**YOUR GOAL**
Scan the lines below; pull out those with "code".

**INPUT FOR THIS TASK**
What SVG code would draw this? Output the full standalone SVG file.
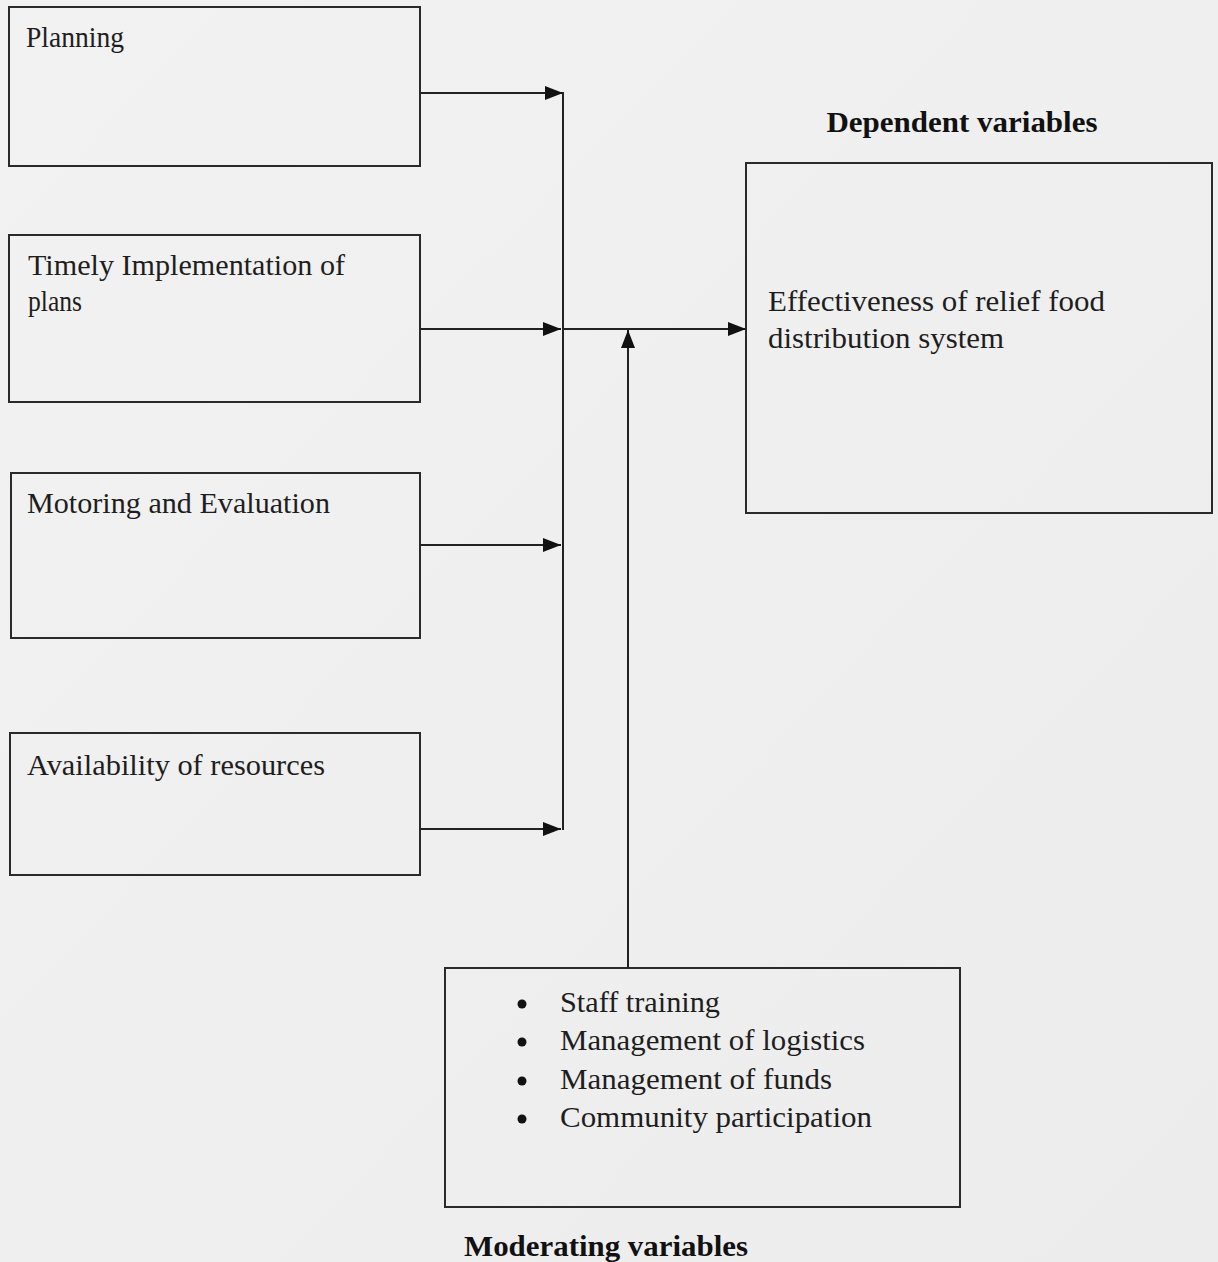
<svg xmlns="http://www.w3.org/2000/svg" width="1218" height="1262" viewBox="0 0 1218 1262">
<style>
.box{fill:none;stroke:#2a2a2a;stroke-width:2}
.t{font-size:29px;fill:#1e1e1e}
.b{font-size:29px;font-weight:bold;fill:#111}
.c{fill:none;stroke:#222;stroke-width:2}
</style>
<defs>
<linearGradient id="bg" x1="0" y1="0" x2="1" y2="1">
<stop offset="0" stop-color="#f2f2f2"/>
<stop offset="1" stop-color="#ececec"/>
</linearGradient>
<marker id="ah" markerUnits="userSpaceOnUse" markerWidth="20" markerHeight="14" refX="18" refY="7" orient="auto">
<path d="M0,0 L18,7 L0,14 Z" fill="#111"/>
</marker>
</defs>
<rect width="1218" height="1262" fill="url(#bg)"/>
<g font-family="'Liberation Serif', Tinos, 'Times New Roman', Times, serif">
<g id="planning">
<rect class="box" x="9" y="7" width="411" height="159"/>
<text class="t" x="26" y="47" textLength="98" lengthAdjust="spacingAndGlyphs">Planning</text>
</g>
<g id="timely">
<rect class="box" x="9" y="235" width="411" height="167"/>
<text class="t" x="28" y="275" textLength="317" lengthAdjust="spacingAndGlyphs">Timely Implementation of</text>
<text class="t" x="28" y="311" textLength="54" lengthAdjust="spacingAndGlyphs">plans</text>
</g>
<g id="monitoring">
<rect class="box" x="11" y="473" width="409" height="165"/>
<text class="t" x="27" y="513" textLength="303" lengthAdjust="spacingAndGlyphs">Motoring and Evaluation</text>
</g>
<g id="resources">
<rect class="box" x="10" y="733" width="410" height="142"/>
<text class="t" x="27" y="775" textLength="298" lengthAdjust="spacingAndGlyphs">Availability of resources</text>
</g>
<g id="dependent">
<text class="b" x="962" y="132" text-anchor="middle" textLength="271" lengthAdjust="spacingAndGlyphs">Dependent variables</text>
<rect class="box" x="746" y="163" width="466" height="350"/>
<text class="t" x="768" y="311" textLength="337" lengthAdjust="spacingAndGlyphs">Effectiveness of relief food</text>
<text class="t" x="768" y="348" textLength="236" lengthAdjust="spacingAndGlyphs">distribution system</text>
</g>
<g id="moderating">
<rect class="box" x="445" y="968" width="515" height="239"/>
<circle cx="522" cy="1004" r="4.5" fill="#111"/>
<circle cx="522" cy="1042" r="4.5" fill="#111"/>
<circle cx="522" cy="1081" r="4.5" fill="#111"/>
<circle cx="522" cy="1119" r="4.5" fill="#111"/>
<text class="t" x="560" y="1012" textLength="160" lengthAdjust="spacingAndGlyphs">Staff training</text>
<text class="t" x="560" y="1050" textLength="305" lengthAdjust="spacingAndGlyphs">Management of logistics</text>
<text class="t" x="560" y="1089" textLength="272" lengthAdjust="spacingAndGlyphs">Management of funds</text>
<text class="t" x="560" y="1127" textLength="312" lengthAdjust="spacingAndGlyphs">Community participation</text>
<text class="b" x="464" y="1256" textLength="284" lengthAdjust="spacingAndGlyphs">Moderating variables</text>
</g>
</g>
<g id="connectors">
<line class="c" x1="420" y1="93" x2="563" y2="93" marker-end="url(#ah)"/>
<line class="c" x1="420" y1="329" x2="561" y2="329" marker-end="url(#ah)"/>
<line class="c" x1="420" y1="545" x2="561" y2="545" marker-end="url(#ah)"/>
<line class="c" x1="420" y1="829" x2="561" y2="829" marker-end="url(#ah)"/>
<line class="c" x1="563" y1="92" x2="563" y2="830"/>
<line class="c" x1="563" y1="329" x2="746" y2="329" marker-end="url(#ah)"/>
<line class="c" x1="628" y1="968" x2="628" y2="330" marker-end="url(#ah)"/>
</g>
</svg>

---

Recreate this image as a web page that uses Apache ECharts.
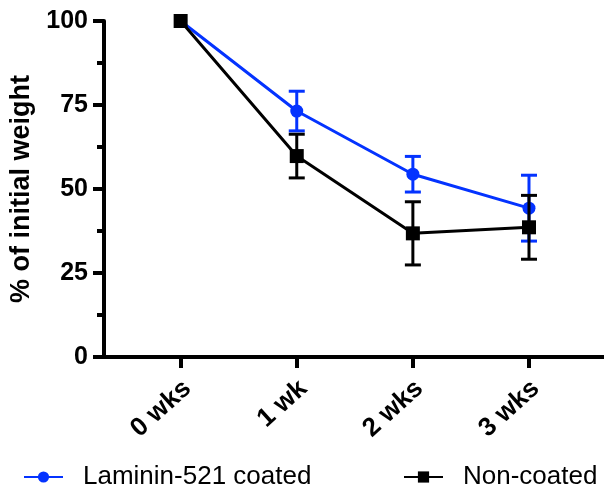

---

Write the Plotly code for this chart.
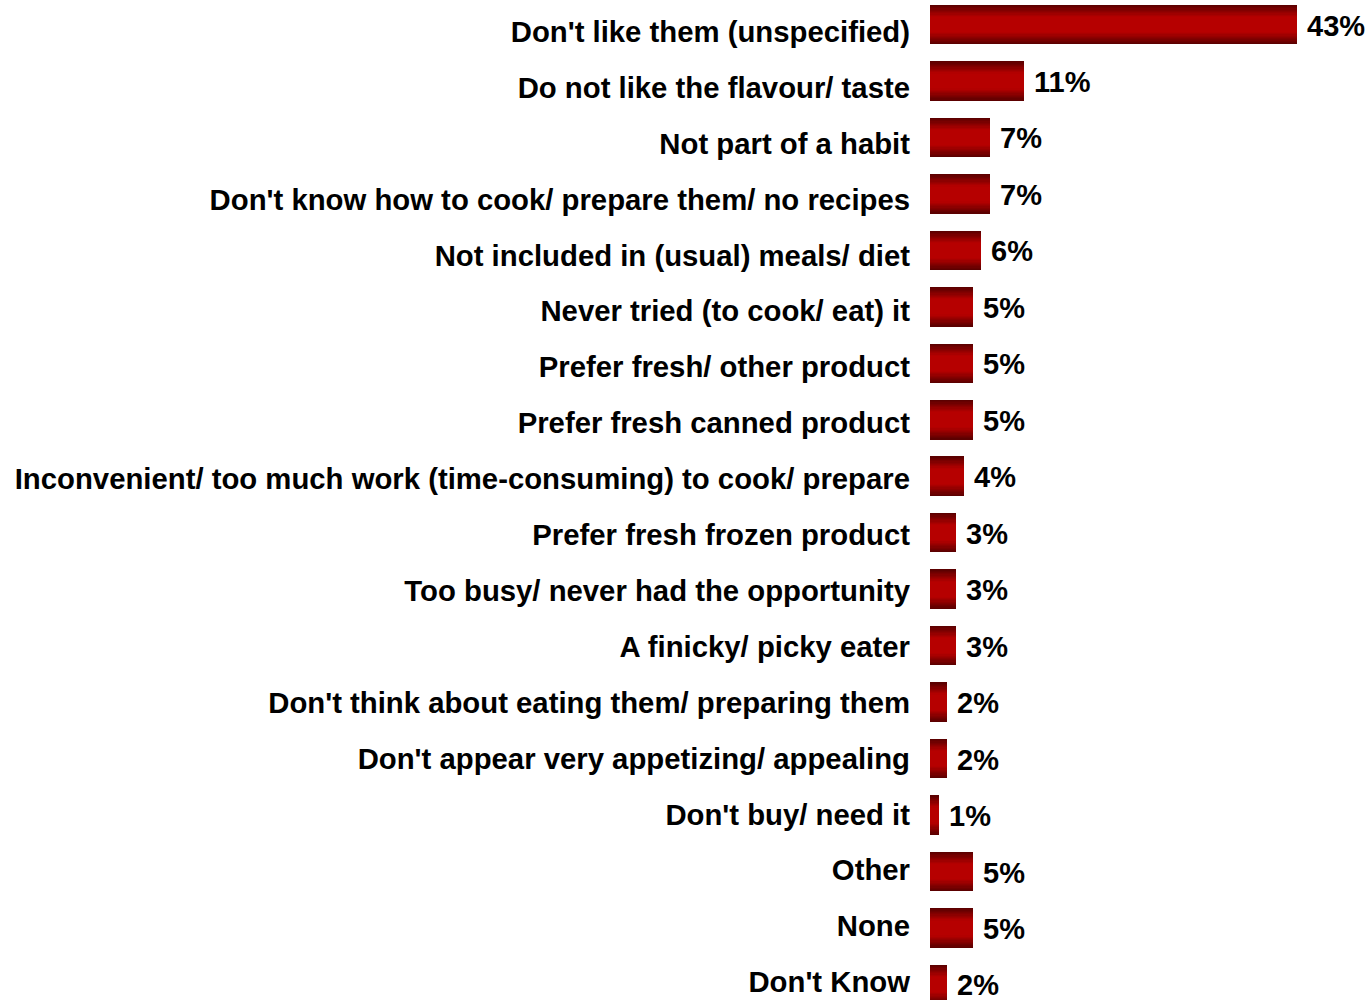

**TASK SOLUTION**
What SVG code would draw this? Output the full standalone SVG file.
Write the Plotly code for this chart.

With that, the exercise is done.